WORK TO BE COMPLETED => Transcribe the data in full and exactly, omitting any pictures.
— begin —
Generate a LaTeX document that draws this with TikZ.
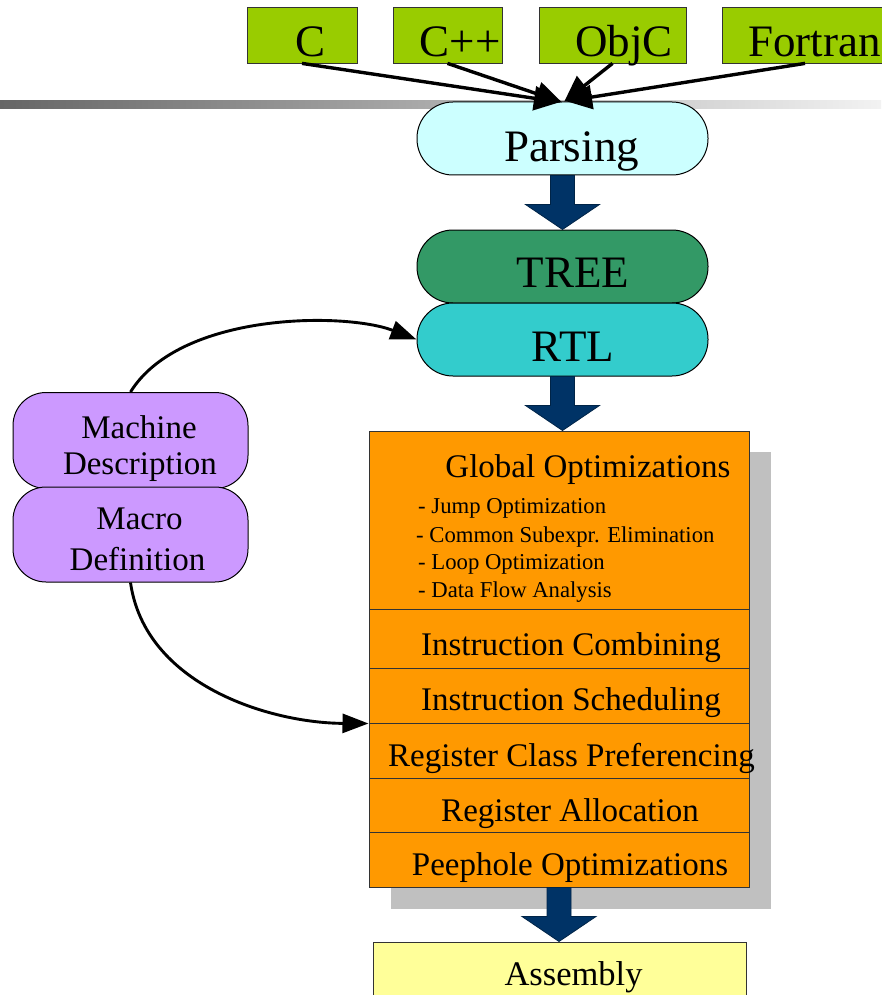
\documentclass[tikz,border=0pt]{standalone}
\usepackage{fontspec}
\setmainfont{Liberation Serif}
\usetikzlibrary{arrows.meta,calc}

\definecolor{langgreen}{HTML}{99CC00}
\definecolor{parsefill}{HTML}{CCFFFF}
\definecolor{treefill}{HTML}{339966}
\definecolor{rtlfill}{HTML}{33CCCC}
\definecolor{mdfill}{HTML}{CC99FF}
\definecolor{passfill}{HTML}{FF9900}
\definecolor{asmfill}{HTML}{FFFF99}
\definecolor{navy}{HTML}{003366}
\definecolor{shadowgray}{HTML}{C0C0C0}
\definecolor{edgegray}{HTML}{333333}

\tikzset{
  big/.style={font=\fontsize{45}{50}\selectfont},
  mid/.style={font=\fontsize{33}{36}\selectfont},
  small/.style={font=\fontsize{22.7}{26}\selectfont},
  txt/.style={inner sep=0pt, anchor=base},
  txtleft/.style={inner sep=0pt, anchor=base west},
  langbox/.style={draw=edgegray, line width=0.8pt, fill=langgreen, inner sep=0pt, minimum height=56pt},
  stadium/.style={draw=black, line width=1pt, rounded corners=36pt, inner sep=0pt, minimum width=291pt, minimum height=73pt},
  mdbox/.style={draw=black, line width=1pt, fill=mdfill, rounded corners=33pt, inner sep=0pt, minimum width=235pt},
  passbox/.style={draw=edgegray, line width=1pt, fill=passfill, inner sep=0pt, minimum width=380pt},
  langarrow/.style={line width=3.4pt, -{Triangle[length=26pt,width=24pt]}, shorten >=-1pt},
  curvearrow/.style={line width=2.9pt, -{Triangle[length=26pt,width=19pt]}},
  fatarrow/.style={fill=navy, draw=navy!70!black, line width=0.8pt,
    to path={let \p1=(\tikztostart), \p2=(\tikztotarget) in
      (\x1-12pt,\y1) -- (\x1+12pt,\y1) -- (\x1+12pt,\y2+25pt) -- (\x1+37pt,\y2+25pt)
      -- (\x1,\y2) -- (\x1-37pt,\y2+25pt) -- (\x1-12pt,\y2+25pt) -- cycle}},
}

\begin{document}
\begin{tikzpicture}[x=1pt,y=-1pt]
\path[use as bounding box] (0,0) rectangle (881,995);

% shadow behind the pass stack
\fill[shadowgray] (391,452) rectangle (771,909);

% grey rule across the page
\shade[left color=black!60, middle color=black!25, right color=black!5] (0,101) rectangle (881,109);

% source languages
\node[langbox, minimum width=110pt] (c) at (302,35) {};
\node[langbox, minimum width=109pt] (cpp) at (447.5,35) {};
\node[langbox, minimum width=147pt] (objc) at (612.5,35) {};
\node[langbox, minimum width=166pt] (fortran) at (805,35) {};
\node[big, txt] (tc) at (311,57) {C};
\node[big, txt] (tcpp) at (460,57) {C++};
\node[big, txt] (tobjc) at (624,57) {ObjC};
\node[big, txtleft] (tfortran) at (748,57) {Fortran};

% front end
\node[stadium, fill=parsefill] (parsing) at (562.5,138.5) {};
\node[stadium, fill=treefill] (tree) at (562.5,266.5) {};
\node[stadium, fill=rtlfill] (rtl) at (562.5,339.5) {};
\node[big, txt] (tparsing) at (571.5,162) {Parsing};
\node[big, txt] (ttree) at (573,287) {TREE};
\node[big, txt] (trtl) at (573,361) {RTL};

% target description
\node[mdbox, minimum height=96pt] (md) at (130.5,440.5) {};
\node[mdbox, minimum height=95pt] (macro) at (130.5,534.5) {};
\node[mid, txt] (tmd1) at (139,438) {Machine};
\node[mid, txt] (tmd2) at (140,474) {Description};
\node[mid, txt] (tmac1) at (139.5,529) {Macro};
\node[mid, txt] (tmac2) at (137.5,570) {Definition};

% optimization passes
\node[passbox, minimum height=178pt] (global) at (559,520) {};
\node[passbox, minimum height=59pt] (combine) at (559,638.5) {};
\node[passbox, minimum height=55pt] (sched) at (559,695.5) {};
\node[passbox, minimum height=55pt] (regclass) at (559,750.5) {};
\node[passbox, minimum height=54pt] (regalloc) at (559,805) {};
\node[passbox, minimum height=55pt] (peep) at (559,859.5) {};

\node[mid, txt] (tglobal) at (588,477) {Global Optimizations};
\node[small, txtleft] (tjump) at (418,513) {- Jump Optimization};
\node[small, txtleft] (tcse) at (416,542) {- Common Subexpr. Elimination};
\node[small, txtleft] (tloop) at (418,569) {- Loop Optimization};
\node[small, txtleft] (tdfa) at (418,597) {- Data Flow Analysis};
\node[mid, txt] (tcombine) at (571,655) {Instruction Combining};
\node[mid, txt] (tsched) at (571,710) {Instruction Scheduling};
\node[mid, txt] (tregclass) at (571.5,766) {Register Class Preferencing};
\node[mid, txt] (tregalloc) at (570,821) {Register Allocation};
\node[mid, txt] (tpeep) at (570,875) {Peephole Optimizations};

% output
\node[draw=edgegray, line width=1pt, fill=asmfill, inner sep=0pt, minimum width=373pt, minimum height=60pt] (asm) at (559.5,972) {};
\node[font=\fontsize{34.5}{38}\selectfont, txt] (tasm) at (573.5,985) {Assembly};

% main flow
\filldraw[fatarrow] (parsing.south) to (tree.north);
\filldraw[fatarrow] (rtl.south) to (global.north);
\filldraw[fatarrow] (peep.south) to (asm.north);

% languages into the parser
\coordinate (ta) at (559,102);
\coordinate (tb) at (561,102);
\coordinate (tc2) at (565,101);
\coordinate (td) at (567,101);
\draw[langarrow] (c.south) -- (ta);
\draw[langarrow] (cpp.south) -- (tb);
\draw[langarrow] (objc.south) -- (tc2);
\draw[langarrow] (fortran.south) -- (td);

% machine description feeds RTL generation and the back end
\draw[curvearrow] (md.north) .. controls (180,312) and (345,312) .. (rtl.west);
\draw[curvearrow] (macro.south) .. controls (145,685) and (270,723) .. (sched.south west);
\end{tikzpicture}
\end{document}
— end —
WRITTEN RESPONSE =>
Generate a LaTeX document that draws this with TikZ.
\documentclass[tikz,border=0pt]{standalone}
\usepackage{fontspec}
\setmainfont{Liberation Serif}
\usetikzlibrary{arrows.meta,calc}

\definecolor{langgreen}{HTML}{99CC00}
\definecolor{parsefill}{HTML}{CCFFFF}
\definecolor{treefill}{HTML}{339966}
\definecolor{rtlfill}{HTML}{33CCCC}
\definecolor{mdfill}{HTML}{CC99FF}
\definecolor{passfill}{HTML}{FF9900}
\definecolor{asmfill}{HTML}{FFFF99}
\definecolor{navy}{HTML}{003366}
\definecolor{shadowgray}{HTML}{C0C0C0}
\definecolor{edgegray}{HTML}{333333}

\tikzset{
  big/.style={font=\fontsize{45}{50}\selectfont},
  mid/.style={font=\fontsize{33}{36}\selectfont},
  small/.style={font=\fontsize{22.7}{26}\selectfont},
  txt/.style={inner sep=0pt, anchor=base},
  txtleft/.style={inner sep=0pt, anchor=base west},
  langbox/.style={draw=edgegray, line width=0.8pt, fill=langgreen, inner sep=0pt, minimum height=56pt},
  stadium/.style={draw=black, line width=1pt, rounded corners=36pt, inner sep=0pt, minimum width=291pt, minimum height=73pt},
  mdbox/.style={draw=black, line width=1pt, fill=mdfill, rounded corners=33pt, inner sep=0pt, minimum width=235pt},
  passbox/.style={draw=edgegray, line width=1pt, fill=passfill, inner sep=0pt, minimum width=380pt},
  langarrow/.style={line width=3.4pt, -{Triangle[length=26pt,width=24pt]}, shorten >=-1pt},
  curvearrow/.style={line width=2.9pt, -{Triangle[length=26pt,width=19pt]}},
  fatarrow/.style={fill=navy, draw=navy!70!black, line width=0.8pt,
    to path={let \p1=(\tikztostart), \p2=(\tikztotarget) in
      (\x1-12pt,\y1) -- (\x1+12pt,\y1) -- (\x1+12pt,\y2+25pt) -- (\x1+37pt,\y2+25pt)
      -- (\x1,\y2) -- (\x1-37pt,\y2+25pt) -- (\x1-12pt,\y2+25pt) -- cycle}},
}

\begin{document}
\begin{tikzpicture}[x=1pt,y=-1pt]
\path[use as bounding box] (0,0) rectangle (881,995);

% shadow behind the pass stack
\fill[shadowgray] (391,452) rectangle (771,909);

% grey rule across the page
\shade[left color=black!60, middle color=black!25, right color=black!5] (0,101) rectangle (881,109);

% source languages
\node[langbox, minimum width=110pt] (c) at (302,35) {};
\node[langbox, minimum width=109pt] (cpp) at (447.5,35) {};
\node[langbox, minimum width=147pt] (objc) at (612.5,35) {};
\node[langbox, minimum width=166pt] (fortran) at (805,35) {};
\node[big, txt] (tc) at (311,57) {C};
\node[big, txt] (tcpp) at (460,57) {C++};
\node[big, txt] (tobjc) at (624,57) {ObjC};
\node[big, txtleft] (tfortran) at (748,57) {Fortran};

% front end
\node[stadium, fill=parsefill] (parsing) at (562.5,138.5) {};
\node[stadium, fill=treefill] (tree) at (562.5,266.5) {};
\node[stadium, fill=rtlfill] (rtl) at (562.5,339.5) {};
\node[big, txt] (tparsing) at (571.5,162) {Parsing};
\node[big, txt] (ttree) at (573,287) {TREE};
\node[big, txt] (trtl) at (573,361) {RTL};

% target description
\node[mdbox, minimum height=96pt] (md) at (130.5,440.5) {};
\node[mdbox, minimum height=95pt] (macro) at (130.5,534.5) {};
\node[mid, txt] (tmd1) at (139,438) {Machine};
\node[mid, txt] (tmd2) at (140,474) {Description};
\node[mid, txt] (tmac1) at (139.5,529) {Macro};
\node[mid, txt] (tmac2) at (137.5,570) {Definition};

% optimization passes
\node[passbox, minimum height=178pt] (global) at (559,520) {};
\node[passbox, minimum height=59pt] (combine) at (559,638.5) {};
\node[passbox, minimum height=55pt] (sched) at (559,695.5) {};
\node[passbox, minimum height=55pt] (regclass) at (559,750.5) {};
\node[passbox, minimum height=54pt] (regalloc) at (559,805) {};
\node[passbox, minimum height=55pt] (peep) at (559,859.5) {};

\node[mid, txt] (tglobal) at (588,477) {Global Optimizations};
\node[small, txtleft] (tjump) at (418,513) {- Jump Optimization};
\node[small, txtleft] (tcse) at (416,542) {- Common Subexpr. Elimination};
\node[small, txtleft] (tloop) at (418,569) {- Loop Optimization};
\node[small, txtleft] (tdfa) at (418,597) {- Data Flow Analysis};
\node[mid, txt] (tcombine) at (571,655) {Instruction Combining};
\node[mid, txt] (tsched) at (571,710) {Instruction Scheduling};
\node[mid, txt] (tregclass) at (571.5,766) {Register Class Preferencing};
\node[mid, txt] (tregalloc) at (570,821) {Register Allocation};
\node[mid, txt] (tpeep) at (570,875) {Peephole Optimizations};

% output
\node[draw=edgegray, line width=1pt, fill=asmfill, inner sep=0pt, minimum width=373pt, minimum height=60pt] (asm) at (559.5,972) {};
\node[font=\fontsize{34.5}{38}\selectfont, txt] (tasm) at (573.5,985) {Assembly};

% main flow
\filldraw[fatarrow] (parsing.south) to (tree.north);
\filldraw[fatarrow] (rtl.south) to (global.north);
\filldraw[fatarrow] (peep.south) to (asm.north);

% languages into the parser
\coordinate (ta) at (559,102);
\coordinate (tb) at (561,102);
\coordinate (tc2) at (565,101);
\coordinate (td) at (567,101);
\draw[langarrow] (c.south) -- (ta);
\draw[langarrow] (cpp.south) -- (tb);
\draw[langarrow] (objc.south) -- (tc2);
\draw[langarrow] (fortran.south) -- (td);

% machine description feeds RTL generation and the back end
\draw[curvearrow] (md.north) .. controls (180,312) and (345,312) .. (rtl.west);
\draw[curvearrow] (macro.south) .. controls (145,685) and (270,723) .. (sched.south west);
\end{tikzpicture}
\end{document}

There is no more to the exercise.